Vander Broek demonstrates awareness of divergent views concerning the background situation of the Corinthian church (e.g. his preference for a ‘social analysis of the Corinthian community’ (27) over proto-Gnosticism) but this is not a detailed analysis of alternative theories. Instead, he engagingly argues for a particular interpretation of the text and the devotes similar space to its contemporary application. It would be wrong, however, to infer that the author has adopted a simplistic approach to Paul’s instructions, as his discussion of ‘Food sacrificed to idols’ demonstrates (cf. concluding paragraph, p. 94). But this is a book that works hard to make pastoral theology ‘live’ in its application and to be accessible to most members of the Christian community. It will, therefore, require to be read alongside other works by those who are searching for academic rigour.

His discussion about the roles of men and women in the church is informative and helpful. Having shown that acceptable appearance is a culturally sensitive issue, he outlines the case for gender difference but ‘functional equality’ (81). Seeing the distinction so clearly between what we are and what church roles we are gifted for will prove difficult for some. He is keen to promote Christian community as the fitting place for ‘intergender friendships’ (84), for better understanding of the unique qualities of each and for the wider enrichment of single and married alike. He, however, also suggests that without releasing female leadership gifting in the church we cannot ‘fully empower the community in its task’ (81). He writes with the kind of conviction that will frustrate complementarians but clearly thinks that Paul has been read too often through patriarchal eyes.
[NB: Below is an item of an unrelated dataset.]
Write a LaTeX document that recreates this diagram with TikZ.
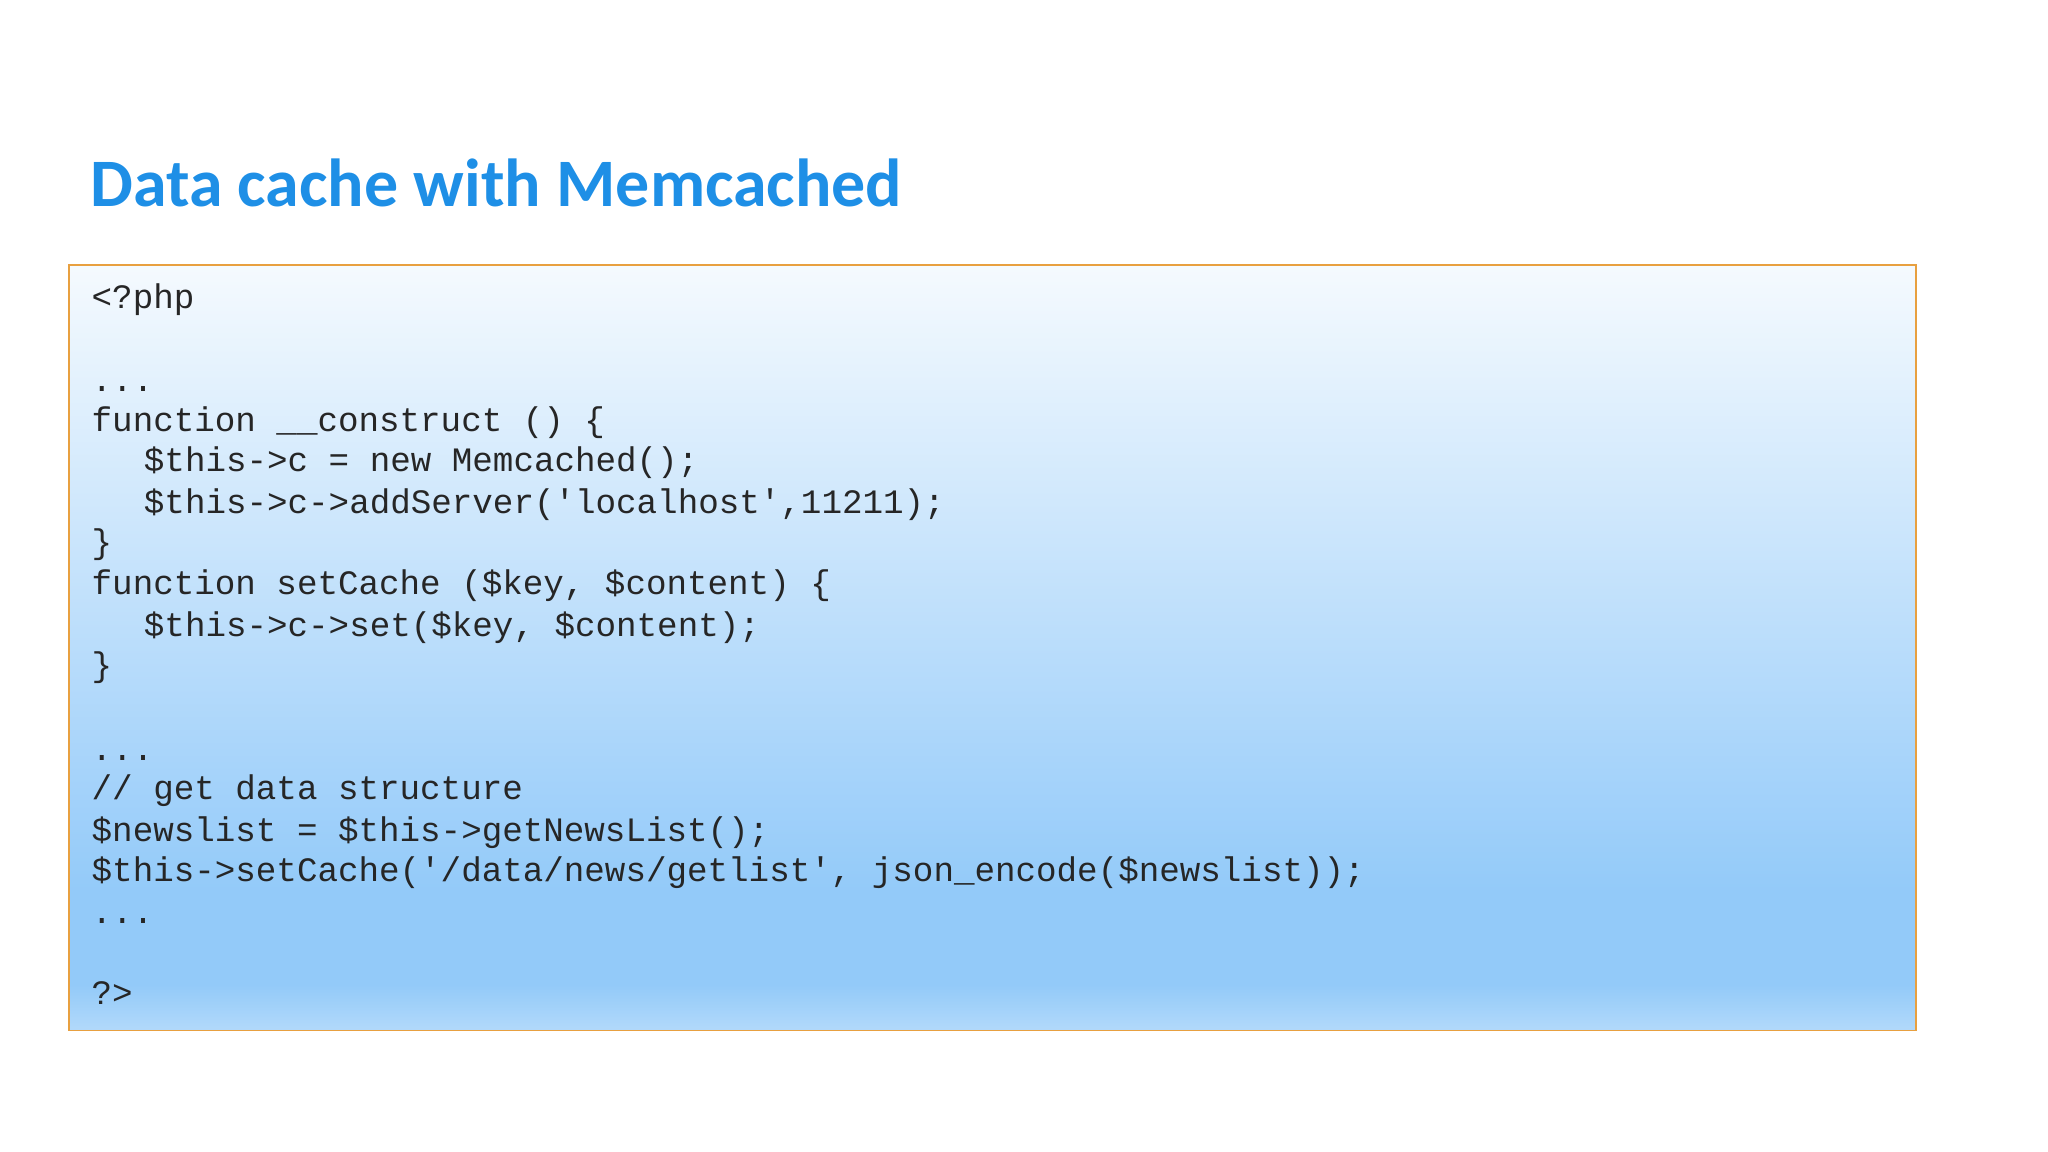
\documentclass[tikz,border=0pt]{standalone}
\usepackage{fontspec}
\setmainfont{Carlito}
\setmonofont{Liberation Mono}
\definecolor{titleblue}{HTML}{1E8FE6}
\definecolor{boxorange}{HTML}{E8A040}
\definecolor{bgA}{HTML}{B2D9FA}
\definecolor{bgB}{HTML}{93CAF9}
\definecolor{bgC}{HTML}{F5FAFE}
\pgfdeclareverticalshading{codebg}{100bp}{
  color(0bp)=(bgA);
  color(25bp)=(bgA);
  color(28bp)=(bgB);
  color(34bp)=(bgB);
  color(75bp)=(bgC);
  color(100bp)=(bgC)}
\begin{document}
\begin{tikzpicture}[x=1pt,y=-1pt,
  codeline/.style={anchor=base west,inner sep=0pt,font=\ttfamily\fontsize{26.2}{30}\selectfont,text=black!85}]
\useasboundingbox (0,0) rectangle (1568,882);
\node[anchor=base west,inner sep=0pt,font=\bfseries\fontsize{52}{60}\selectfont,text=titleblue] (title) at (69,158) {Data cache with Memcached};
\path[shading=codebg] (53,203) rectangle (1467,789);
\draw[boxorange,line width=1.2pt] (53,203) rectangle (1467,789);
\node[codeline] (l0) at (70,236) {<?php};
\node[codeline] (l2) at (70,300) {...};
\node[codeline] (l3) at (70,330) {function \_\_construct () \{};
\node[codeline] (l4) at (110,361) {\$this->c = new Memcached();};
\node[codeline] (l5) at (110,393) {\$this->c->addServer('localhost',11211);};
\node[codeline] (l6) at (70,424) {\}};
\node[codeline] (l7) at (70,455) {function setCache (\$key, \$content) \{};
\node[codeline] (l8) at (110,487) {\$this->c->set(\$key, \$content);};
\node[codeline] (l9) at (70,518) {\}};
\node[codeline] (l11) at (70,582) {...};
\node[codeline] (l12) at (70,612) {// get data structure};
\node[codeline] (l13) at (70,644) {\$newslist = \$this->getNewsList();};
\node[codeline] (l14) at (70,675) {\$this->setCache('/data/news/getlist', json\_encode(\$newslist));};
\node[codeline] (l15) at (70,707) {...};
\node[codeline] (l17) at (70,769) {?>};
\end{tikzpicture}
\end{document}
This is a challenging book that tackles a most urgent need for the Western church. It is winsomely written, thoughtful but not dull, realistic about the task without losing a sense of hope. It would, perhaps, have benefited from a final chapter to gather the threads together and help the reader to visualize this healthy community. Nevertheless, it is difficult to imagine anyone reading it without recognising their own tendency to do it alone and the essential call for us to value our God-given family impractical ways.